Kevin Kline plays Henry Harrison, a down at heel, eccentric writer turned 'Extra Man' to elderly society ladies. For the price of a good dinner and some entertainment, he will provide conversation and companionship. Having spent his entire inheritance on a wild ten-year trip to Europe he now lives in a little Manhattan apartment and rents out his spare room, secretly dancing in the mornings and sharing an uneasy friendship with his neighbour, Gershon (John C Reilly). Paul Dano is a prep school English teacher called Louis Ives who, after being caught trying on a bra by his colleagues, has been ushered from his job and decides to give New York a try, possibly because in NY there might be people who understand why he tried on a bra, and liked it. He needs a room, Henry needs a tenant.

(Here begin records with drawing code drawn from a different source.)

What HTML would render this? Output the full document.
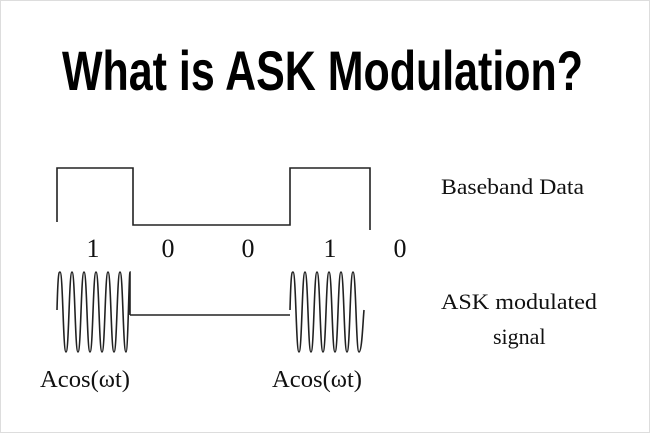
<!DOCTYPE html>
<html><head><meta charset="utf-8"><style>
html,body{margin:0;padding:0;background:#fff}
svg{display:block}
</style></head><body>
<svg width="650" height="433" viewBox="0 0 650 433" xmlns="http://www.w3.org/2000/svg">
<rect x="0.5" y="0.5" width="649" height="432" fill="#fff" stroke="#ddd"/>
<text x="62" y="90" font-family="Liberation Sans, sans-serif" font-weight="bold" font-size="56" textLength="521" lengthAdjust="spacingAndGlyphs" fill="#000">What is ASK Modulation?</text>
<g fill="none" stroke="#222" stroke-width="1.6">
<polyline points="57,222 57,168 133,168 133,225 290,225 290,168 370,168 370,230"/>
<line x1="130" y1="315" x2="290" y2="315"/>
<path d="M57,310 C58,272 59,272 60,272 C63,272 63,352 66,352 C69,352 69,272 72,272 C75,272 75,352 78,352 C81,352 81,272 84,272 C87,272 87,352 90,352 C93,352 93,272 96,272 C99,272 99,352 102,352 C105,352 105,272 108,272 C111,272 111,352 114,352 C117,352 117,272 120,272 C123,272 123,352 126,352 C128,352 129,272 130,272 L130,315"/>
<path d="M290,310 C291,272 292,272 293,272 C296,272 296,352 299,352 C302,352 302,272 305,272 C308,272 308,352 311,352 C314,352 314,272 317,272 C320,272 320,352 323,352 C326,352 326,272 329,272 C332,272 332,352 335,352 C338,352 338,272 341,272 C344,272 344,352 347,352 C350,352 350,272 353,272 C356,272 356,352 359,352 C362,352 363,320 364,310"/>
</g>
<g font-family="Liberation Serif, serif" fill="#111">
<g font-size="26" text-anchor="middle">
<text x="93" y="257">1</text><text x="168" y="257">0</text><text x="248" y="257">0</text><text x="330" y="257">1</text><text x="400" y="257">0</text>
</g>
<g font-size="24">
<text x="40" y="387" textLength="90" lengthAdjust="spacingAndGlyphs">Acos(ωt)</text>
<text x="272" y="387" textLength="90" lengthAdjust="spacingAndGlyphs">Acos(ωt)</text>
</g>
<g font-size="22">
<text x="441" y="194" textLength="143" lengthAdjust="spacingAndGlyphs">Baseband Data</text>
<text x="441" y="309" textLength="156" lengthAdjust="spacingAndGlyphs">ASK modulated</text>
<text x="493" y="344">signal</text>
</g>
</g>
</svg>
</body></html>
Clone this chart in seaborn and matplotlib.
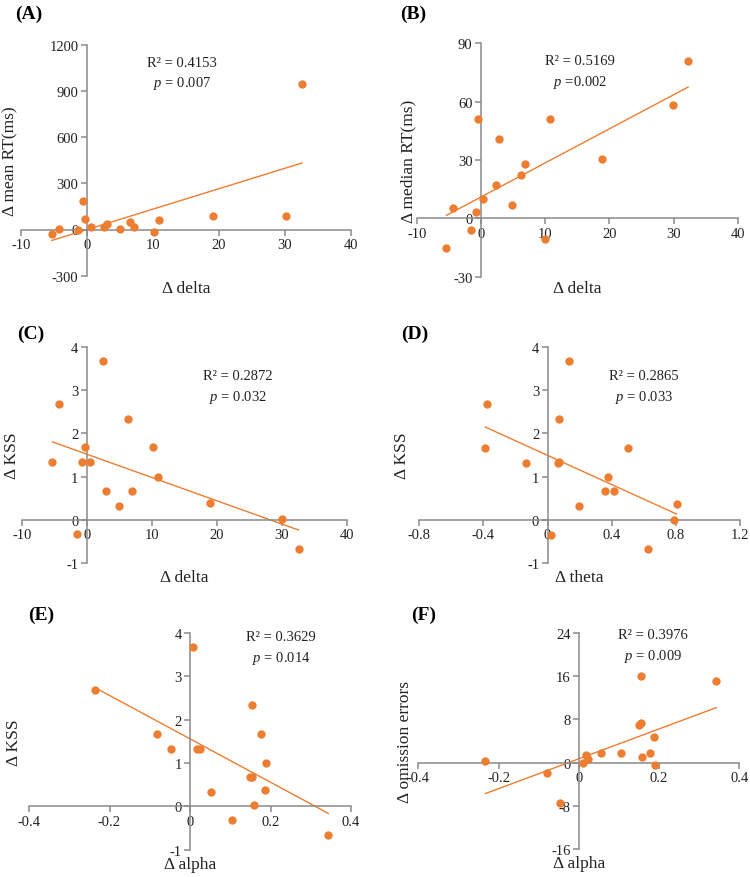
import matplotlib
matplotlib.use("Agg")
import matplotlib.pyplot as plt
import seaborn as sns

# ── Style ────────────────────────────────────────────────────
sns.set_theme(style="white")
plt.rcParams["font.family"] = ["Liberation Serif", "DejaVu Serif"]
plt.rcParams["mathtext.fontset"] = "custom"
plt.rcParams["mathtext.it"] = "Liberation Serif:italic"
plt.rcParams["mathtext.rm"] = "Liberation Serif"
plt.rcParams["axes.unicode_minus"] = False

ORANGE = "#ED7D31"
AXIS_GREY = "#8a8a8a"
TEXT = "#222222"

# ── Data ─────────────────────────────────────────────────────
a_delta = [-5.3, -4.2, -1.4, -0.6, -0.25, 0.6, 2.6, 3.0, 5.1, 6.5, 7.1, 10.2, 10.9, 19.1, 30.1, 32.6]
a_mean_rt = [-30, 4, -2, 188, 65, 13, 15, 37, 4, 50, 17, -17, 61, 89, 89, 944]

b_delta = [-5.4, -4.4, -1.55, -0.8, -0.4, 0.4, 2.4, 2.85, 4.9, 6.2, 6.9, 10.0, 10.8, 18.9, 29.9, 32.3]
b_median_rt = [-15.3, 5.5, -6, 3.1, 51, 10, 17.4, 40.7, 6.9, 22.2, 27.8, -10.6, 51, 30.4, 58.2, 81]

c_delta = [-5.3, -4.3, -1.5, -0.7, -0.3, 0.5, 2.5, 3.0, 5.0, 6.3, 7.0, 10.2, 10.9, 19.0, 30.1, 32.6]
c_kss = [1.33, 2.68, -0.33, 1.33, 1.68, 1.33, 3.67, 0.67, 0.33, 2.34, 0.67, 1.68, 1.0, 0.39, 0.02, -0.66]

d_theta = [-0.38, -0.39, -0.137, 0.023, 0.067, 0.07, 0.073, 0.133, 0.193, 0.36, 0.378, 0.414, 0.503, 0.626, 0.786, 0.805]
d_kss = [2.67, 1.66, 1.32, -0.35, 1.32, 1.33, 2.33, 3.67, 0.32, 0.66, 0.99, 0.66, 1.66, -0.68, 0.0, 0.37]

e_alpha = [-0.236, -0.081, -0.048, 0.008, 0.017, 0.025, 0.053, 0.104, 0.148, 0.153, 0.155, 0.158, 0.176, 0.186, 0.19, 0.344]
e_kss = [2.68, 1.68, 1.33, 3.68, 1.33, 1.33, 0.34, -0.32, 0.67, 0.67, 2.34, 0.02, 1.68, 0.38, 1.01, -0.66]

f_alpha = [-0.233, -0.08, -0.046, 0.01, 0.017, 0.024, 0.056, 0.105, 0.149, 0.154, 0.156, 0.158, 0.178, 0.187, 0.191, 0.343]
f_omission = [0.37, -1.98, -7.4, 0.0, 1.36, 0.65, 1.73, 1.73, 7.04, 16.1, 7.35, 0.99, 1.73, 4.69, -0.37, 15.1]

delta_ticks = [-10, 0, 10, 20, 30, 40]
theta_ticks = [-0.8, -0.4, 0, 0.4, 0.8, 1.2]
alpha_ticks = [-0.4, -0.2, 0, 0.2, 0.4]
kss_ticks = [-1, 0, 1, 2, 3, 4]
mean_rt_ticks = [-300, 0, 300, 600, 900, 1200]
median_rt_ticks = [-30, 0, 30, 60, 90]
omission_ticks = [-16, -8, 0, 8, 16, 24]

stats_text = {
    "A": ("R² = 0.4153", "$p$ = 0.007"),
    "B": ("R² = 0.5169", "$p$ =0.002"),
    "C": ("R² = 0.2872", "$p$ = 0.032"),
    "D": ("R² = 0.2865", "$p$ = 0.033"),
    "E": ("R² = 0.3629", "$p$ = 0.014"),
    "F": ("R² = 0.3976", "$p$ = 0.009"),
}

W, H = 750, 878


def px_rect(x0, x1, y_top, y_bot):
    """Axes rect from pixel coords of the outer tick positions."""
    return [x0 / W, 1 - y_bot / H, (x1 - x0) / W, (y_bot - y_top) / H]


def fmt(v):
    return f"{round(v, 3):g}"


def draw_panel(fig, rect, x, y, xticks, yticks, xlabel, ylabel, tag,
               tag_xy, text_xy, ylab_x, xlab_y):
    ax = fig.add_axes(rect)
    sns.scatterplot(x=x, y=y, ax=ax, color=ORANGE, s=36, linewidth=0, zorder=3)
    sns.regplot(x=x, y=y, ax=ax, scatter=False, ci=None, truncate=True,
                line_kws=dict(color=ORANGE, lw=1.0))
    ax.set_xlim(xticks[0], xticks[-1])
    ax.set_ylim(yticks[0], yticks[-1])
    ax.set_xticks(xticks)
    ax.set_yticks(yticks)
    ax.set_xticklabels([fmt(v) for v in xticks])
    ax.set_yticklabels([fmt(v) for v in yticks])

    # Excel-style axes crossing at zero
    for side in ["top", "right"]:
        ax.spines[side].set_visible(False)
    ax.spines["left"].set_position(("data", 0))
    ax.spines["bottom"].set_position(("data", 0))
    for side in ["left", "bottom"]:
        ax.spines[side].set_color(AXIS_GREY)
        ax.spines[side].set_linewidth(1.1)
    ax.tick_params(bottom=True, left=True, direction="out", length=4, width=1.1,
                   color=AXIS_GREY, labelsize=10.5, labelcolor=TEXT, pad=2)
    ax.set_facecolor("none")

    ax.set_xlabel(xlabel, fontsize=12.5, color=TEXT, va="center")
    ax.set_ylabel(ylabel, fontsize=12.5, color=TEXT, va="center")
    ax.xaxis.set_label_coords(0.5, xlab_y)
    ax.yaxis.set_label_coords(ylab_x, 0.5)

    r2, p = stats_text[tag]
    ax.text(text_xy[0], text_xy[1], r2, transform=ax.transAxes, ha="center",
            va="center", fontsize=10.5, color=TEXT)
    ax.text(text_xy[0], text_xy[2], p, transform=ax.transAxes, ha="center",
            va="center", fontsize=10.5, color=TEXT)

    fig.text(tag_xy[0] / W, 1 - tag_xy[1] / H, f"({tag})", fontsize=14,
             fontweight="bold", color="black", ha="left", va="center")
    return ax


fig = plt.figure(figsize=(W / 100, H / 100), dpi=100)

draw_panel(fig, px_rect(20.7, 351, 45.7, 276.7), a_delta, a_mean_rt,
           delta_ticks, mean_rt_ticks, "Δ delta", "Δ mean RT(ms)", "A",
           (15, 14), (0.488, 0.925, 0.838), -0.032, -0.053)
draw_panel(fig, px_rect(416.7, 737.7, 44.3, 277.7), b_delta, b_median_rt,
           delta_ticks, median_rt_ticks, "Δ delta", "Δ median RT(ms)", "B",
           (400, 14), (0.509, 0.928, 0.838), -0.027, -0.048)
draw_panel(fig, px_rect(21.7, 346.7, 347.7, 564.3), c_delta, c_kss,
           delta_ticks, kss_ticks, "Δ delta", "Δ KSS", "C",
           (17, 334), (0.666, 0.869, 0.772), -0.03, -0.063)
draw_panel(fig, px_rect(419.3, 740, 347.7, 564.3), d_theta, d_kss,
           theta_ticks, kss_ticks, "Δ theta", "Δ KSS", "D",
           (401, 334), (0.70, 0.869, 0.772), -0.054, -0.063)
draw_panel(fig, px_rect(29, 351, 634, 850.7), e_alpha, e_kss,
           alpha_ticks, kss_ticks, "Δ alpha", "Δ KSS", "E",
           (28, 615), (0.783, 0.986, 0.885), -0.047, -0.066)
draw_panel(fig, px_rect(418.3, 739.3, 634, 850), f_alpha, f_omission,
           alpha_ticks, omission_ticks, "Δ alpha", "Δ omission errors", "F",
           (411, 615), (0.731, 0.995, 0.898), -0.041, -0.065)

fig.savefig("out.png", dpi=100)
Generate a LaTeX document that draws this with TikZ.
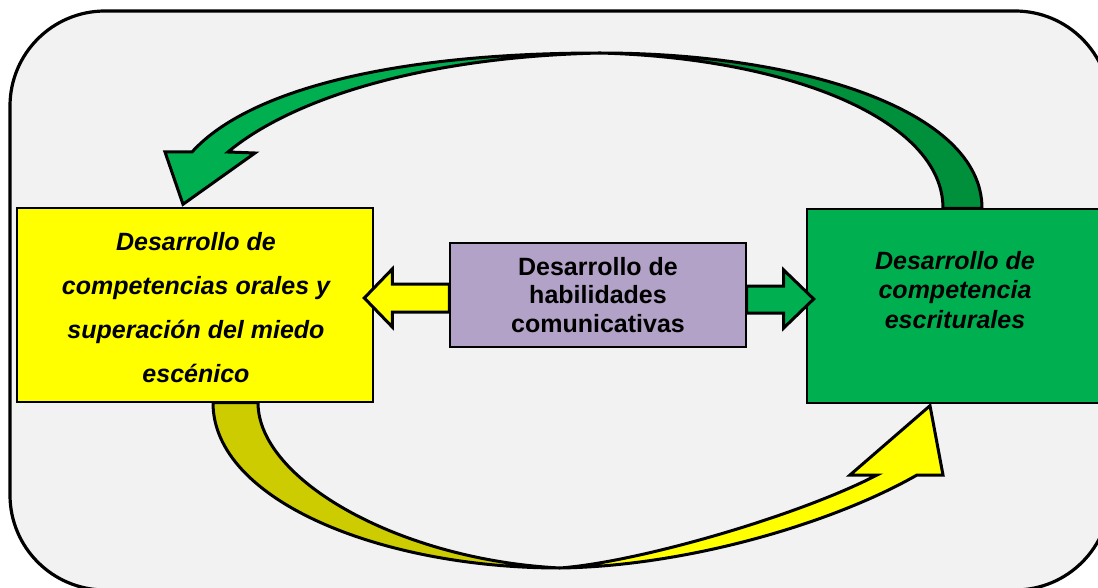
\documentclass[tikz,border=0pt]{standalone}
\usepackage{fontspec}
\setmainfont{Liberation Sans}
\usetikzlibrary{calc}

\definecolor{fondo}{HTML}{F2F2F2}
\definecolor{amarillo}{HTML}{FFFF00}
\definecolor{oliva}{HTML}{CCCC00}
\definecolor{verde}{HTML}{00B050}
\definecolor{verdeosc}{HTML}{008F3A}
\definecolor{lila}{HTML}{B3A2C7}

\tikzset{
  caja/.style={draw=black, line width=1.4pt, rectangle, inner sep=0pt},
  texto/.style={font=\fontsize{25}{29.5}\selectfont\bfseries\itshape, align=center},
  flecha/.style={draw=black, line width=3pt, line join=miter},
}

\begin{document}
\begin{tikzpicture}[x=1pt,y=-1pt]
\useasboundingbox (0,0) rectangle (1098,588);
\clip (0,0) rectangle (1098,588);
\draw[line width=3.2pt, rounded corners=95pt, fill=fondo] (10,11) rectangle (1110,590);

\node[caja, fill=amarillo, minimum width=356, minimum height=194] (oral) at (195,305) {};
\node[texto, font=\fontsize{25}{44}\selectfont\bfseries\itshape] (oralT) at (196,308)
  {Desarrollo de\\competencias orales y\\superación del miedo\\escénico};
\node[caja, fill=lila, minimum width=296, minimum height=104, align=center,
  font=\fontsize{25}{28.5}\selectfont\bfseries] (hab) at (598,295)
  {Desarrollo de\\habilidades\\comunicativas};
\node[caja, fill=verde, minimum width=296, minimum height=194] (escr) at (955,306) {};
\node[texto] (escrT) at (955,290) {Desarrollo de\\competencia\\escriturales};

% flecha verde de arriba
\filldraw[flecha, fill=verdeosc] ($(escr.north)+(27,0)$) .. controls (982,110) and (800,53) .. (600,53)
  .. controls (790,58) and (943,120) .. ($(escr.north)+(-12,0)$) -- cycle;
\filldraw[flecha, fill=verde] (600,53) .. controls (400,53) and (250,88) .. (192,152) -- (165,152)
  -- ($(oral.north)+(-12,-3)$) -- (255,153) -- (228,152) .. controls (290,100) and (420,57) .. (600,53) -- cycle;

% flecha amarilla de abajo
\filldraw[flecha, fill=oliva] ($(oral.south)+(18,0)$) .. controls (213,500) and (380,568) .. (560,568)
  .. controls (400,560) and (258,480) .. ($(oral.south)+(63,0)$) -- cycle;
\filldraw[flecha, fill=amarillo] (560,568) .. controls (690,566) and (835,522) .. (917,475) -- (943,475)
  -- ($(escr.south)+(-25,2)$) -- (850,475) -- (877,475) .. controls (800,515) and (640,562) .. (560,568) -- cycle;

\filldraw[flecha, fill=amarillo] ($(hab.west)+(0,-11)$) -- ++(-57,0) -- ++(0,-15) -- ++(-28,29)
  -- ++(28,29) -- ++(0,-15) -- ($(hab.west)+(0,17)$) -- cycle;
\filldraw[flecha, fill=verde] ($(hab.east)+(0,-9)$) -- ++(37,0) -- ++(0,-16) -- ++(30,29)
  -- ++(-30,29) -- ++(0,-15) -- ($(hab.east)+(0,18)$) -- cycle;
\end{tikzpicture}
\end{document}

After getting the tour, "Sorry it's all rather barracks!”, Dano is given the rules: no women and no watching Henry's dancing, "I cannot be seen dancing!". Henry inhabits a fantasy world where he is a brilliant society gentleman, lover of opera and reader (and critic) of the greats; Joyce, Hemmingway, Salinger; while the sad reality is that when his socks get frayed he simply goes without and uses a bit of boot polish, "Nobody notices." Louis is baffled but excited to meet this larger than life character, taking the opportunity to get some lessons in how a gentleman can get by on a budget and still enjoy the good things in life. Henry is a modern day Lord Henry with a very short fuse, Oscar 'The Grouch' Wilde if you will, but certainly no homosexual as he's quick to point out to anyone who'll listen. As a writer his work is strangely absent although he claims, "My magnum opus was stolen, by a Swiss hunchback!"

As Louis settles in to life living with Henry he finds a job working for a woman's magazine and here he meets Mary (Katie Holmes), a free spirited modern gal with whom he becomes obsessed, taking every opportunity to try and chat her up. Holmes lives outside of Henry's strange, 1920's world and acts as a reminder of the banality and soullessness of modern times. She's the kind of girl who'll wear hair beads to a reggae concert but be in bed by mid-night and have her hair tied up a bun for the office the next day.

Kline's performance here is epic, like Richard E. Grant in 'Withnail... and I', every line, mannerism and affectation is hilariously on target, and the result is a sheer joy to watch. The supporting cast are excellent with Dano's bashful transvestite / literature nerd giving the actor another chance to show us how it's done, and Reilly's unbelievably strange neighbour standing as one his best comic roles to date (he sounds exactly like Mira Sorvino in Mighty Aphrodite, exactly). Holmes is Holmes, usually the weak link in any film she stars in, here she's perfectly fine and I didn't even notice it was her until the last reel, which I guess is good as she's not really an actress so much a talking prop and wife of a lunatic movie star.

Shari Springer Berman and Robert Pulcini have worked on eccentric characters before when they made the great Harvey Pekar portrait 'American Splendor' back in 2003, and this adaptation of the Jonathan Ames novel stands along side that film as an offbeat but extremely fun and wonderfully acted piece of work. I cannot wait to see it again.